Senior members of Donald Trump’s cabinet have been involved in a serious security breach while discussing secret military plans for recent US attacks on the Houthi rebels in Yemen.
In an extraordinary blunder, key figures in the Trump administration – including the vice-president, JD Vance, the defense secretary Pete Hegseth, the secretary of state, Marco Rubio, and the director of national intelligence, Tulsi Gabbard – used the commercial chat app Signal to convene and discuss plans – while also including a prominent journalist in the group.
The news was met with outrage and calls for an investigation in the US, with Senate minority leader Chuck Schumer calling it “one of the most stunning breaches of military intelligence I have read about in a very, very long time”
Signal is not approved by the US government for sharing sensitive information.
Others in the chat included the Trump adviser Stephen Miller; Trump’s chief of staff, Susie Wiles; and the key Trump envoy Steve Witkoff.
The breach was revealed in an article published on Monday by Jeffrey Goldberg, the editor of the Atlantic magazine, who discovered that he had been included in a Signal chat called “Houthi PC Small Group” and realizing that 18 other members of the group included Trump cabinet members.
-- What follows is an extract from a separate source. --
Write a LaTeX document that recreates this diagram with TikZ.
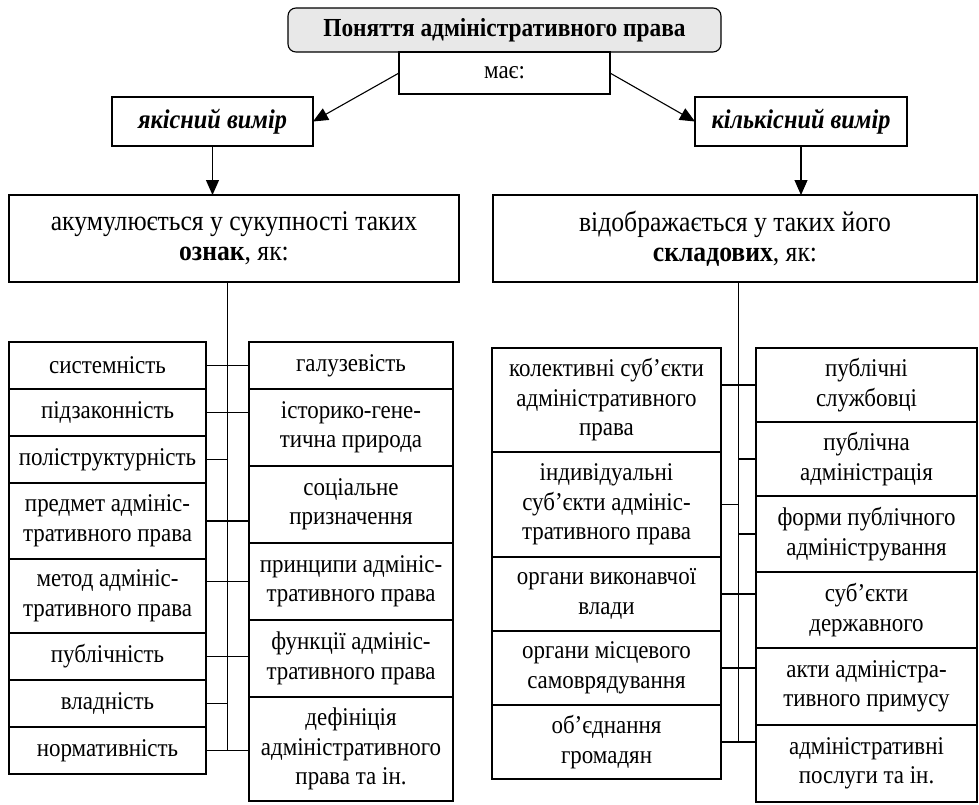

In his account, Goldberg said that he removed sensitive material from his account, including the identity of a senior CIA officer and current operational details.
The report was confirmed by Brian Hughes, a spokesperson for the national security council, who told the magazine: “This appears to be an authentic message chain, and we are reviewing how an inadvertent number was added to the chain.”
U.S Defense Secretary Pete Hegseth, in his first comments on the matter, attacked Goldberg but did not shed light on why Signal was being used to discuss the sensitive operation or how Goldberg ended up on the message chain.
“Nobody was texting war plans and that’s all I have to say about that,” Hegseth said in an exchange with reporters after landing in Hawaii on Monday as he began his first trip to the Indo-Pacific as defense secretary.
Goldberg responded to Hegseth’s denial in an interview on CNN late on Monday by saying, “No, that’s a lie. He was texting war plans.”
Hegseth accuses journalist of 'peddling hoaxes' after secret Houthi rebels attack war plans shared on app – video
The White House press secretary, Karoline Leavitt, later released a statement saying: “President Trump continues to have the utmost confidence in his national security team, including national security advisor Mike Waltz.”
Security and intelligence commentators in the US described the breach of operational security as unprecedented – both for the use of a commercial chat service and for the inclusion of Goldberg.